Si l’enfant a été scolarisé dans l’un des 500 établissements du réseau de l’agence pour l’enseignement français à l’étranger (AEFE), son adaptation au programme français sera simplifiée. Présents dans 139 pays, les écoles françaises respectent les programmes de l’Éducation Nationale et préparent aux examens et diplômes français. Ainsi, les enfants qui y sont scolarisés reçoivent le modèle éducatif français et la même qualité de l’enseignement que ceux de la métropole. La richesse de ces établissements réside dans la présence, en plus des enseignants français détachés sur missions, de professeurs engagés sous contrat local qui maîtrisent la langue française. C’est le cas notamment dans les pays francophones où la mixité avec élèves et enseignants locaux est facilitée par la langue commune.
Enfin, dernière possibilité, la scolarisation dans une école locale. Au niveau des petites classes maternelles, cette option est tout à fait intéressante pour acquérir naturellement la langue du pays et devenir bilingue sans effort.

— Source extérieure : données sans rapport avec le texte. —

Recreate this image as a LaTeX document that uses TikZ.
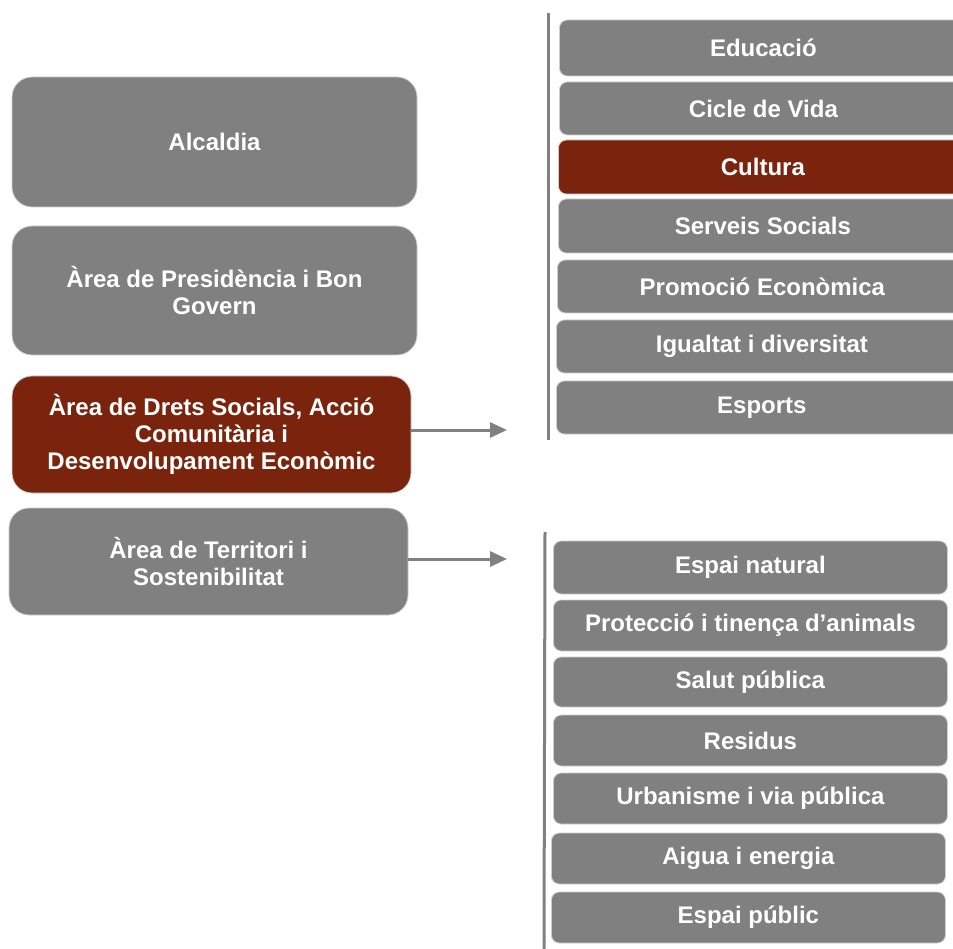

Cependant, l’école locale peut constituer un frein à l’apprentissage de la lecture et de l’écriture en français et affaiblir le niveau de l’élève lorsqu’il intègre une école française.
Des enfants expatriés à La Jonchère
Le collège-lycée La Jonchère accueille des élèves ayant vécu une expatriation ou vivant l’expatriation en France et dans le même temps, leurs difficultés à la fois linguistiques, scolaires et sociales.
Dans le climat de bienveillance qui caractérise l’école, ces élèves se sentent plus facilement à l’aise : l’équipe pédagogique est toujours très attentionnée à leur égard, favorisant leur accueil par leurs camarades français à travers les différentes animations de la vie scolaire, le séjour d’intégration de rentrée, un voyage scolaire…
Par ailleurs, dans un établissement où l’anglais est enseigné par des professeurs anglophones et où certains élèves français n’ont aucune inhibition à pratiquer l’anglais au quotidien, la barrière de la langue est beaucoup moins imposante. Le fonctionnement même de l’école et son organisation se rapprochent de certains modèles étrangers que ces élèves ont pu connaître.
Enfin, dans son approche sur mesure des apprentissages, l’école fait en sorte d’adapter le niveau de cours aux élèves étrangers qui n’ont pas suivi le cursus français. Ils sont ainsi invités à « faire tout ce qu’ils peuvent » sans subir de pression, et à leur rythme… Tout comme les nouveaux élèves qui s’adaptent chaque année, les élèves étrangers ont la chance de pouvoir s’épanouir dans un environnement scolaire soutenant qui les aide à surmonter leur éventuel syndrome d’expatrié.